Marciano moved forward from his usual crouch, as if peering from behind a bush. Walcott retreated towards the ropes, bracing to launch a counter right that would prove a split second too late in the coming. "Walcott is plainly intent on staying away." Corum's words were barely out when Crack! Joe's head snapped with the whir of a speed bag. He sagged back, suspended by the ropes. Marciano scuffed the champion with a short left, walked to his corner, then raced to a neutral one. He needn't have rushed. Walcott slumped and finally fell. The sight of Walcott, with his forehead seemingly burrowed into the canvas and his left arm draped over the ropes' lower strand, summoned up the image of a tree's dead, dangling branch. Daggert tolled ten over the stricken fighter. It was a brutal end to a bruising bout.

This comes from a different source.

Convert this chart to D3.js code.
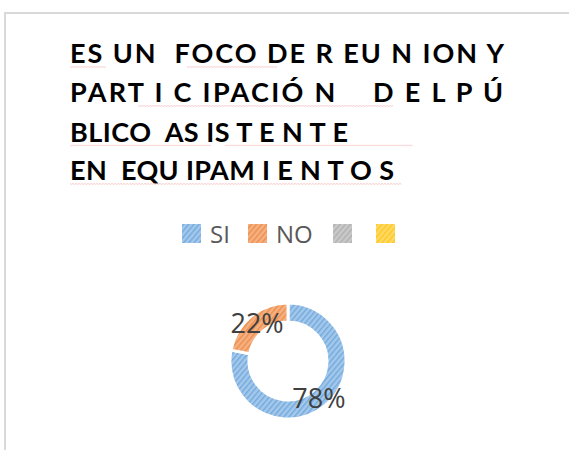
<!DOCTYPE html>
<html>
<head>
<meta charset="utf-8">
<script src="https://cdn.jsdelivr.net/npm/d3@7"></script>
<style>
  html, body { margin: 0; padding: 0; background: #fff; }
  svg { display: block; }
</style>
</head>
<body>
<script>
// ---- data ----
const titleLines = [
  "ES UN  FOCO DE R EU N ION Y",
  "PART I C IPACIÓ N    D E L P Ú",
  "BLICO  AS IS T E N T E",
  "EN  EQU IPAM I E N T O S"
];
const categories = ["SI", "NO", "", ""];
const values = [78, 22, 0, 0];
const baseColors = ["#A4C8EC", "#F4B183", "#C9C9C9", "#FFD966"];
const stripeColors = ["#5B9BD5", "#ED7D31", "#A5A5A5", "#FFC000"];

// ---- layout ----
const W = 569, H = 450;
const svg = d3.select("body").append("svg").attr("width", W).attr("height", H);

// patterns
const defs = svg.append("defs");
categories.forEach((c, i) => {
  const p = defs.append("pattern")
    .attr("id", "pat" + i)
    .attr("patternUnits", "userSpaceOnUse")
    .attr("width", 4).attr("height", 4)
    .attr("patternTransform", "rotate(40)");
  p.append("rect").attr("width", 4).attr("height", 4).attr("fill", baseColors[i]);
  p.append("rect").attr("x", 0).attr("width", 1.4).attr("height", 4).attr("fill", stripeColors[i]).attr("opacity", 0.7);
});

// chart border (cropped chart area)
svg.append("rect")
  .attr("x", 5).attr("y", 13)
  .attr("width", W + 20).attr("height", H + 20)
  .attr("fill", "none").attr("stroke", "#D9D9D9").attr("stroke-width", 2);

// title
const titleX = 70;
const titleBaselines = [63, 102, 141.5, 180];
const titleWidths = [434, 433, 278, 324];
const tg = svg.append("g");
titleLines.forEach((t, i) => {
  tg.append("text")
    .attr("x", titleX).attr("y", titleBaselines[i])
    .attr("xml:space", "preserve")
    .style("white-space", "pre")
    .attr("font-family", "Lato, sans-serif")
    .attr("font-weight", 700)
    .attr("font-size", 27)
    .attr("fill", "#000")
    .attr("textLength", titleWidths[i])
    .attr("lengthAdjust", "spacing")
    .text(t);
});

// spelling squiggles
const squiggles = [
  [0, 70, 107], [0, 187, 278],
  [1, 138, 393],
  [2, 70, 212], [2, 225, 413],
  [3, 70, 402]
];
squiggles.forEach(([li, x0, x1]) => {
  const y = titleBaselines[li] + 3.5;
  const pts = [];
  for (let x = x0, k = 0; x <= x1; x += 1.5, k++) pts.push([x, y + (k % 2 ? 0.8 : 0)]);
  svg.append("path")
    .attr("d", d3.line()(pts))
    .attr("fill", "none")
    .attr("stroke", "#F08080")
    .attr("stroke-width", 0.7)
    .attr("opacity", 0.55);
});

// legend
const legendX = [182, 248, 333, 376];
const legendY = 224, sq = 19;
const lg = svg.append("g");
categories.forEach((c, i) => {
  lg.append("rect")
    .attr("x", legendX[i]).attr("y", legendY)
    .attr("width", sq).attr("height", sq)
    .attr("fill", `url(#pat${i})`);
  if (c) {
    lg.append("text")
      .attr("x", legendX[i] + sq + 9)
      .attr("y", legendY + sq)
      .attr("font-family", "'Open Sans', sans-serif")
      .attr("font-size", 24)
      .attr("fill", "#595959")
      .text(c);
  }
});

// donut
const cx = 288, cy = 361, rOuter = 58, rInner = 39;
const total = d3.sum(values);
const pie = d3.pie().sort(null).value(d => d.v);
const arcs = pie(categories.map((c, i) => ({ c, v: values[i], i })));
const arc = d3.arc().innerRadius(rInner).outerRadius(rOuter);
const g = svg.append("g").attr("transform", `translate(${cx},${cy})`);
g.selectAll("path.slice")
  .data(arcs.filter(d => d.data.v > 0))
  .join("path")
  .attr("class", "slice")
  .attr("d", arc)
  .attr("fill", d => `url(#pat${d.data.i})`)
  .attr("stroke", "#fff")
  .attr("stroke-width", 3);

g.selectAll("text.lbl")
  .data(arcs.filter(d => d.data.v > 0))
  .join("text")
  .attr("class", "lbl")
  .attr("transform", d => `translate(${arc.centroid(d)})`)
  .attr("text-anchor", "middle")
  .attr("dy", "0.36em")
  .attr("font-family", "'Open Sans', sans-serif")
  .attr("font-size", 27)
  .attr("fill", "#404040")
  .text(d => Math.round(d.data.v / total * 100) + "%");
</script>
</body>
</html>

A fit of sanity gripped the old warrior in the rematch some eight months later in Chicago. When Marciano drummed the erstwhile champion with a right hand that appeared to have none of the sundering wallop of that 13th round blast, Walcott gingerly arose just as referee Frank Sikora counted him out. To paraphrase the Bard, Joe doth not protest too much, methinks. That night in Chicago was Walcott's curtain call. The pitched battles with Louis, Charles and Marciano alone have assured the author of the Walcott shuffle his place in the fistic pantheon.